Thursday 27 June 2013

The Shambling Guide to New York City

Shambling Guide to New York City Cover Mur Lafferty

The Shambling Guide to New York City is the first full length published novel by American podcaster and short fiction writer, Mur Lafferty. Lafferty has gained prominence in recent years through a successful podcast and self publishing several novellas, leading to awards and nominations from Parsec and Hugo.

The Shambling Guide to New York is the first entry in what will be a series of Shambling Guides. The book follows Zoe Norris, a travel writer and recent arrival in New York City. Zoe is desperate to make a fresh start in the city following a disastrous office affair at her previous job. Her early job enquiries have not borne fruit. It’s part desperation and part curiosity that finds her applying to a mysterious role as a travel editor at Underground Publishing.

Despite being warned that a job at Underground Publishing was in no way suitable for her, Zoe couldn’t have expected to find herself in a world of the supernatural, hidden in plain sight amongst the regular humans in the city. Underground Publishing are writing a travel book for the ‘coterie’, supernatural beings of all types who come to the city to live or visit. This is where The Shambling Guide really shines. Lafferty writes a cast of fascinating and diverse supernatural characters. Not just the usual zombies and vampires, but also an incubus, sprites of different varieties and zoetists, who are the only human types of coterie; capable of creating living constructs out of inanimate matter. For zoetists, think Frankenstein’s Monster for a start, but also golems and much more interesting entities as the story progresses.

Interestingly, zombies in Lafferty’s universe are not just mindless, shambling brain munchers. They can be functioning members of coterie society, providing they have a steady supply of human brains. Indeed, the coterie are not secret to all. Some sympathetic organisations, such as blood banks and mortuaries provide for the coterie and help to keep the balance between them and the human population. Where the balance tips, Public Works are on hand to act as police between the two populations, stomping down a zombie attack on a human, or an unruly fire sprite as necessary.

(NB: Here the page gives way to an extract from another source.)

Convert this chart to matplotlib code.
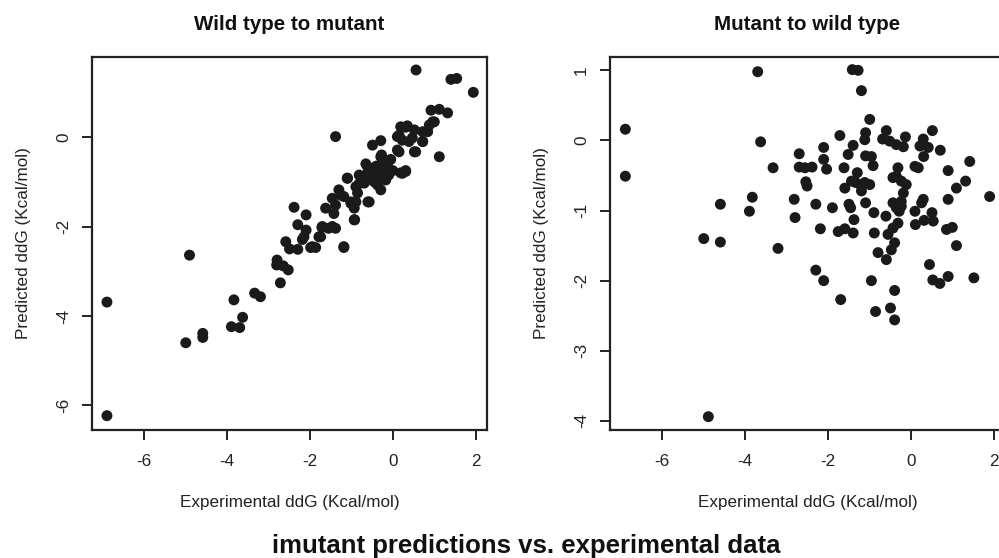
import matplotlib
matplotlib.use("Agg")
import matplotlib.pyplot as plt

plt.rcParams['font.family'] = ['Liberation Sans', 'DejaVu Sans']

# ---- Data: Wild type to mutant ----
wt_exp = [-6.89, -6.89, -4.90, -4.99, -4.58, -4.58, -3.83, -3.89, -3.69, -3.62,
          -3.33, -3.19, -2.71, -2.79, -2.80, -2.64, -2.52, -2.58, -2.49, -2.29,
          -2.38, -2.29, -2.09, -2.09, -2.18, -1.98, -1.86, -1.74, -1.71, -1.55,
          -1.38, -1.18, -1.38, -1.78, -1.94, -1.18, -0.93, -2.14, -1.46, -1.70,
          -1.62, -1.38, -1.42, -1.46, -1.30, -1.18, -1.01, -0.93, -0.57, -1.09,
          -0.89, -0.81, -0.69, -0.37, -0.29, -0.49, -0.61, -0.53, -0.17, -0.41,
          -0.25, -0.29, -0.49, -0.29, 0.19, 0.35, 0.11, 0.15, 0.47, 0.55,
          0.72, 0.84, 0.96, 0.92, 1.12, 1.32, 1.12, 0.19, 0.31, -1.10,
          -1.01, -0.89, -0.92, -0.81, -0.60, -0.61, -0.37, -0.21, -0.45, -0.13,
          -0.27, -0.17, 0.23, 0.31, 0.11, 0.15, 0.31, 0.52, 0.72, 0.72,
          0.52, 0.39, 0.23, 1.00, 0.88, 0.56, 1.40, 1.54, 1.94, -0.70,
          -0.55, -0.40, -0.33, -0.75, -0.65, -0.45, -0.20, -1.25, -0.85, -0.05,
          0.00, -0.10]
wt_pred = [-3.69, -6.23, -2.64, -4.60, -4.39, -4.48, -3.64, -4.24, -4.26, -4.03,
           -3.49, -3.57, -3.26, -2.75, -2.86, -2.88, -2.97, -2.34, -2.50, -2.51,
           -1.57, -1.96, -1.74, -2.08, -2.29, -2.47, -2.47, -2.23, -2.02, -2.04,
           -2.04, -2.47, 0.01, -2.23, -2.45, -2.45, -1.85, -2.23, -2.00, -2.00,
           -1.59, -1.52, -1.71, -1.37, -1.18, -1.33, -1.45, -1.59, -1.45, -0.92,
           -1.11, -0.85, -1.03, -1.07, -1.18, -0.96, -0.81, -0.70, -0.81, -0.74,
           -0.59, -0.44, -0.18, -0.08, 0.23, 0.25, 0.01, -0.33, -0.02, -0.33,
           -0.10, 0.12, 0.34, 0.60, 0.62, 0.54, -0.44, -0.80, -0.75, -0.92,
           -1.48, -1.45, -1.85, -1.04, -1.45, -0.66, -0.89, -0.81, -0.74, -0.59,
           -0.40, -0.96, -0.81, -0.77, -0.29, 0.04, 0.22, 0.16, 0.12, -0.10,
           -0.33, -0.10, -0.07, 0.34, 0.27, 1.50, 1.29, 1.31, 1.00, -0.90,
           -0.80, -0.65, -0.90, -1.00, -0.60, -1.00, -0.70, -1.30, -1.25, -0.50,
           -0.75, -0.85]

# ---- Data: Mutant to wild type ----
mw_exp = [-6.88, -6.88, -3.69, -3.62, -4.99, -4.59, -4.59, -4.88, -3.89, -3.82,
          -3.32, -3.20, -2.81, -2.79, -2.69, -2.69, -2.55, -2.38, -2.53, -2.50,
          -2.29, -2.29, -2.10, -2.18, -2.10, -2.10, -2.03, -1.89, -1.71, -1.69,
          -1.75, -1.59, -1.61, -1.59, -1.51, -1.39, -1.49, -1.45, -1.37, -1.39,
          -1.41, -1.27, -1.19, -1.43, -1.29, -1.33, -1.19, -1.19, -1.11, -0.99,
          -1.09, -0.99, -1.09, -1.11, -1.09, -0.95, -0.91, -0.89, -0.88, -0.79,
          -0.95, -0.85, -0.68, -0.59, -0.51, -0.35, -0.18, -0.13, -0.60, -0.55,
          -0.59, -0.47, -0.39, -0.49, -0.39, -0.39, -0.43, -0.31, -0.35, -0.23,
          -0.11, -0.18, -0.23, -0.43, -0.35, -0.28, -0.23, -0.31, -0.43, 0.10,
          0.18, 0.22, 0.30, 0.42, 0.31, 0.52, 0.71, 0.30, 0.26, 0.10,
          0.11, 0.32, 0.51, 0.54, 0.45, 0.53, 0.70, 0.90, 0.90, 0.90,
          0.86, 1.00, 1.10, 1.10, 1.32, 1.42, 1.52, 1.90]
mw_pred = [0.16, -0.51, 0.98, -0.02, -1.40, -0.91, -1.45, -3.94, -1.01, -0.81,
           -0.39, -1.54, -0.84, -1.10, -0.19, -0.38, -0.39, -0.38, -0.59, -0.65,
           -0.91, -1.85, -2.00, -1.26, -0.10, -0.27, -0.41, -0.96, 0.07, -2.27,
           -1.30, -1.26, -0.39, -0.68, -0.20, -0.07, -0.91, -0.96, -1.13, -1.32,
           1.01, 1.00, 0.71, -0.58, -0.46, -0.60, -0.65, -0.72, -0.60, -0.63,
           -0.89, 0.30, 0.11, 0.01, -0.22, -0.23, -0.36, -1.03, -1.32, -1.60,
           -2.00, -2.44, 0.02, 0.14, -0.01, -0.06, -0.09, 0.05, -1.08, -1.34,
           -1.70, -1.56, -1.46, -2.39, -2.14, -2.56, -0.53, -0.39, -0.51, -0.58,
           -0.63, -0.75, -0.87, -0.89, -0.96, -1.01, -0.94, -1.18, -1.25, -0.37,
           -0.39, -0.08, 0.02, -0.10, -0.23, 0.14, -0.14, -0.84, -0.89, -1.01,
           -1.20, -1.14, -1.03, -1.15, -1.77, -1.99, -2.04, -1.94, -0.43, -0.84,
           -1.27, -1.24, -1.50, -0.68, -0.58, -0.30, -1.96, -0.80]

x_ticks = [-6, -4, -2, 0, 2]
wt_yticks = [-6, -4, -2, 0]
mw_yticks = [-4, -3, -2, -1, 0, 1]

titles = ["Wild type to mutant", "Mutant to wild type"]
xlabel = "Experimental ddG (Kcal/mol)"
ylabel = "Predicted ddG (Kcal/mol)"
suptitle = "imutant predictions vs. experimental data"

W, H = 999, 558
fig = plt.figure(figsize=(W / 100, H / 100), dpi=100)

ax1 = fig.add_axes([92 / W, 1 - 430 / H, 395 / W, 373 / H])
ax2 = fig.add_axes([610 / W, 1 - 430 / H, 395 / W, 373 / H])

pt_color = "#1a1a1a"
txt_color = "#222222"
fs = 12.3
panels = [(ax1, wt_exp, wt_pred, wt_yticks, (-6.55, 1.79)),
          (ax2, mw_exp, mw_pred, mw_yticks, (-4.13, 1.19))]

for i, (ax, xs, ys, yt, ylim) in enumerate(panels):
    ax.scatter(xs, ys, s=62, color=pt_color, edgecolors='none', zorder=3)
    ax.set_xlim(-7.25, 2.27)
    ax.set_ylim(*ylim)
    ax.set_xticks(x_ticks)
    ax.set_xticklabels([str(t) for t in x_ticks])
    ax.set_yticks(yt)
    ax.set_yticklabels([str(t) for t in yt], rotation=90, va='center')
    for sp in ax.spines.values():
        sp.set_linewidth(1.6)
        sp.set_color(txt_color)
    ax.tick_params(direction='out', length=7, width=1.4, color=txt_color,
                   labelsize=fs, labelcolor=txt_color)
    ax.tick_params(axis='x', pad=10)
    ax.tick_params(axis='y', pad=8)
    ax.set_xlabel(xlabel, fontsize=fs, labelpad=19, color=txt_color)
    ax.set_ylabel(ylabel, fontsize=fs, labelpad=18, color=txt_color)
    # panel title centred over the plot region
    bb = ax.get_position()
    fig.text((bb.x0 + bb.x1) / 2, 1 - 25 / H, titles[i], ha='center',
             va='center', fontsize=14.8, fontweight='bold', color="#111111")

fig.text(526 / W, 1 - 553 / H, suptitle, ha='center', va='baseline',
         fontsize=18.5, fontweight='bold', color="#111111")

fig.savefig("out.png", dpi=100, facecolor='white')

This is an extremely rich supernatural world and it’s fantastic to follow Zoe’s explorations in to it. She discovers how the coterie hide in plain sight, how such a diverse society functions and how they might like to spend their time upon visiting the big city. It all plays out in the first two thirds of the book like the early episodes of the first season of a TV show, making this a great page turner that develops as a series of strange happenings cause disruption to the coterie world.

Sadly, the quality drops a little in the final third of the book. The pace ramps up too quickly as a big action sequence plays out. It’s such an escalation from the early pace that it almost feels like skipping from the early episodes of a new TV show to the final episode of the final season. The description of the action becomes a little confused and hard to follow and turns what could have been a big climax in to a bit of a muddle.

This slight disappointment shouldn’t detract from an excellent first entry into this interesting new universe. Many readers will be keen to get their hands on the follow up, Ghost Train to New Orleans, due sometime in 2014.